Development finance institutions face unprecedented pressure to mobilize private investment. With climate goals looming and public budgets stretched thin, the World Bank Group (WBG) is being asked to step up its game—including when it comes to supporting the clean energy transition. In a new paper published by the German Institute of Development and Sustainability (IDOS), my coauthor Adrian Schmieg and I ask whether the WBG is effectively translating that ambition into reality.
To answer this question, we zoom in on how the WBG supports energy-sector reforms, with a particular focus on renewables. We examine how various World Bank instruments—diagnostic reports, strategic planning frameworks, and policy-based lending—line up in practice. Do these tools form a coherent chain that delivers reform on the ground? Or are they more siloed than synergistic? The answer leans toward the latter.

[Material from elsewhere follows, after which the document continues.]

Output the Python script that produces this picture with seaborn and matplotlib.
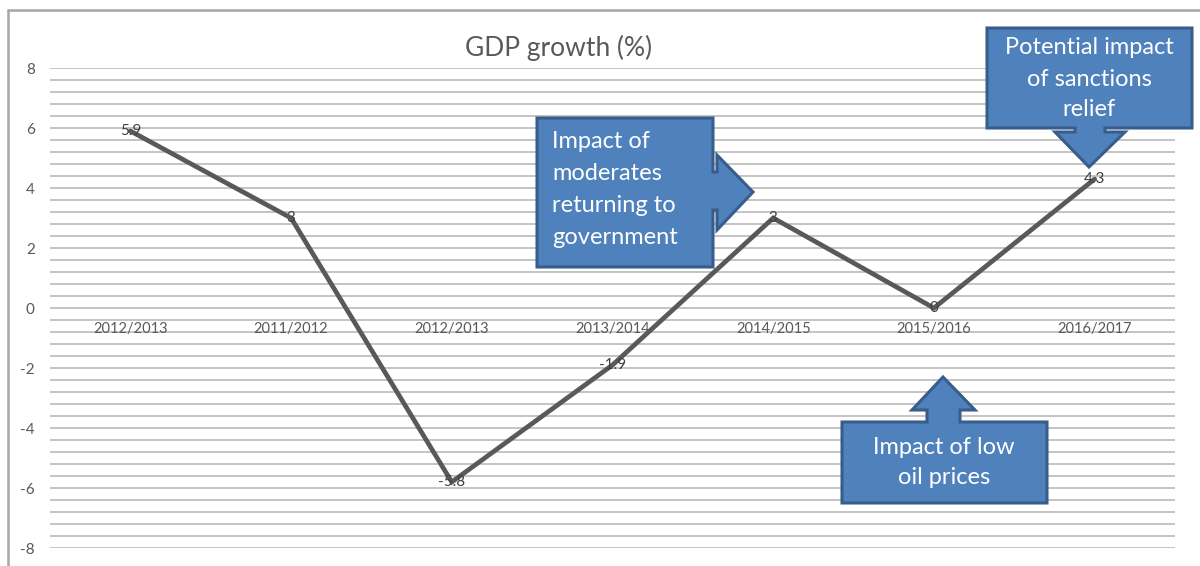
import matplotlib
matplotlib.use("Agg")
import matplotlib.pyplot as plt
from matplotlib.patches import Polygon
from matplotlib.ticker import MultipleLocator
import numpy as np
import pandas as pd
import seaborn as sns

# ---- data ----
categories = ["2012/2013", "2011/2012", "2012/2013", "2013/2014", "2014/2015", "2015/2016", "2016/2017"]
growth = [5.9, 3, -5.8, -1.9, 3, 0, 4.3]
value_labels = ["5.9", "3", "-5.8", "-1.9", "3", "0", "4.3"]
y_ticks = [-8, -6, -4, -2, 0, 2, 4, 6, 8]
title = "GDP growth (%)"
callout_moderates = ["Impact of", "moderates", "returning to", "government"]
callout_sanctions = ["Potential impact", "of sanctions", "relief"]
callout_oil = ["Impact of low", "oil prices"]

sns.set_theme(style="white")
plt.rcParams["font.family"] = ["Lato", "DejaVu Sans"]

W, H = 1200, 566
fig = plt.figure(figsize=(W / 100, H / 100), dpi=100)
fig.patch.set_facecolor("white")

def fx(x):
    return x / W

def fy(y):
    return 1 - y / H

# axes placement (pixels)
L, R, T, B = 50, 1175, 68, 548
ax = fig.add_axes([fx(L), fy(B), (R - L) / W, (B - T) / H])

df = pd.DataFrame({"pos": np.arange(len(categories)), "growth": growth})
sns.lineplot(data=df, x="pos", y="growth", ax=ax, color="#595959", linewidth=3.4,
             solid_joinstyle="miter", solid_capstyle="round", zorder=3)

ax.set_xlim(-0.5, len(categories) - 0.5)
ax.set_ylim(-8, 8)
ax.yaxis.set_major_locator(MultipleLocator(2))
ax.yaxis.set_minor_locator(MultipleLocator(0.4))
ax.set_yticks(y_ticks)
ax.set_yticklabels([str(v) for v in y_ticks])
ax.grid(axis="y", which="both", color="#BFBFBF", linewidth=1.3)
ax.set_axisbelow(True)
ax.set_xticks([])
ax.set_xlabel("")
ax.set_ylabel("")
ax.tick_params(axis="y", which="both", length=0, pad=11, labelsize=11, labelcolor="#595959")
for s in ax.spines.values():
    s.set_visible(False)

# category labels along the zero line
for i, c in enumerate(categories):
    ax.text(i, -0.7, c, ha="center", va="center", fontsize=10.5, color="#595959", zorder=4)

# data labels centred on points
for i, (v, lab) in enumerate(zip(growth, value_labels)):
    ax.text(i, v, lab, ha="center", va="center", fontsize=11, color="#404040", zorder=5)

# title
fig.text(fx(559), fy(48), title, ha="center", va="center", fontsize=19, color="#595959")

# chart frame (top & left)
fig.add_artist(plt.Line2D([fx(8), fx(1200)], [fy(10), fy(10)], color="#A6A6A6", linewidth=1.8))
fig.add_artist(plt.Line2D([fx(8), fx(8)], [fy(10), fy(566)], color="#A6A6A6", linewidth=1.8))

fill, edge = "#4F81BD", "#385D8A"

def callout(points):
    poly = Polygon([(fx(x), fy(y)) for x, y in points], closed=True, transform=fig.transFigure,
                   facecolor=fill, edgecolor=edge, linewidth=2.2, joinstyle="miter", zorder=10)
    fig.add_artist(poly)

fs = 17
# right-arrow callout
callout([(537, 118), (713, 118), (713, 172), (717, 172), (717, 155), (753, 192), (717, 230),
         (717, 210), (713, 210), (713, 267), (537, 267)])
for k, line in enumerate(callout_moderates):
    fig.text(fx(552), fy(142 + 32 * k), line, ha="left", va="center", fontsize=fs, color="white", zorder=11)

# down-arrow callout
callout([(987, 28), (1192, 28), (1192, 128), (1105, 128), (1105, 132), (1125, 132), (1089, 167),
         (1055, 132), (1075, 132), (1075, 128), (987, 128)])
for k, line in enumerate(callout_sanctions):
    fig.text(fx(1089), fy(48 + 31 * k), line, ha="center", va="center", fontsize=fs, color="white", zorder=11)

# up-arrow callout
callout([(842, 422), (927, 422), (927, 410), (912, 410), (943, 377), (975, 410), (960, 410),
         (960, 422), (1047, 422), (1047, 503), (842, 503)])
for k, line in enumerate(callout_oil):
    fig.text(fx(944), fy(447 + 31 * k), line, ha="center", va="center", fontsize=fs, color="white", zorder=11)

fig.savefig("out.png", dpi=100)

We focus our analysis on three case countries: Romania, Bangladesh, and Cameroon. In all three, we find that while the World Bank produces solid diagnostic analysis and often highlights key policy constraints, these insights don’t consistently inform its country strategies—or its lending programs. The Country Partnership Frameworks (CPFs), which are meant to operationalize the World Bank’s work in each country, often fail to reflect the most critical reform needs identified in diagnostics. Even when CPFs do pick up on these themes, the policy-based lending instruments that follow—especially the Prior Actions and Disbursement-Linked Indicators—tend to fall short. In many cases, these instruments are unambitious, disconnected from the diagnostics, or too vague to drive reform momentum.
This pattern has serious implications for the World Bank’s efficiency in mobilizing private capital. Investors need confidence not only in project pipelines but also in the underlying policy and regulatory environment. That said, we don’t suggest in our paper that the WBG is ignoring the problem. On the contrary, current leadership—under President Ajay Banga—has signaled that greater coherence across institutions is a top priority. The World Bank leadership has introduced organizational changes to improve internal coordination and bring private-sector insights into the heart of bank operations. It has established the Private Sector Investment Lab—a collaboration between the WBG and CEOs of leading global private sector institutions—to develop scalable approaches to mobilizing private capital. But structural change takes time, and the real test is whether these new initiatives can improve country-level performance in practice.
We make four targeted recommendations that could help the World Bank promote private sector investment in green energy:
- Diagnostic reports should clearly identify the most binding policy constraints and suggest specific steps to tackle them. That would make them much more actionable and useful for shaping country strategies.
- CPFs should include an annex summarizing the key recommendations from the diagnostics and explain how they are being carried forward—or why they are not. This would build transparency and help ensure that strategy follows evidence.
- The World Bank should make better use of fiscal policy tools to drive decarbonization. Given the influence of public budgets in shaping energy systems, stronger integration of fiscal reform into energy policy support is essential—especially as the World Bank is now revising its energy strategy.
- Public sector representatives should be part of the Private Sector Lab, as workable solutions require the collaboration of both public and private perspectives.
Our paper is both a critique and a constructive guide. It underscores the potential of the WBG to act as a true catalyst for private investment in the clean energy transition—but warns that potential won’t be realized unless key institutional linkages are strengthened. For policymakers, the message is straightforward: if we want the World Bank to deliver on private finance, we should insist on greater coherence between its analysis, strategy, and funding instruments.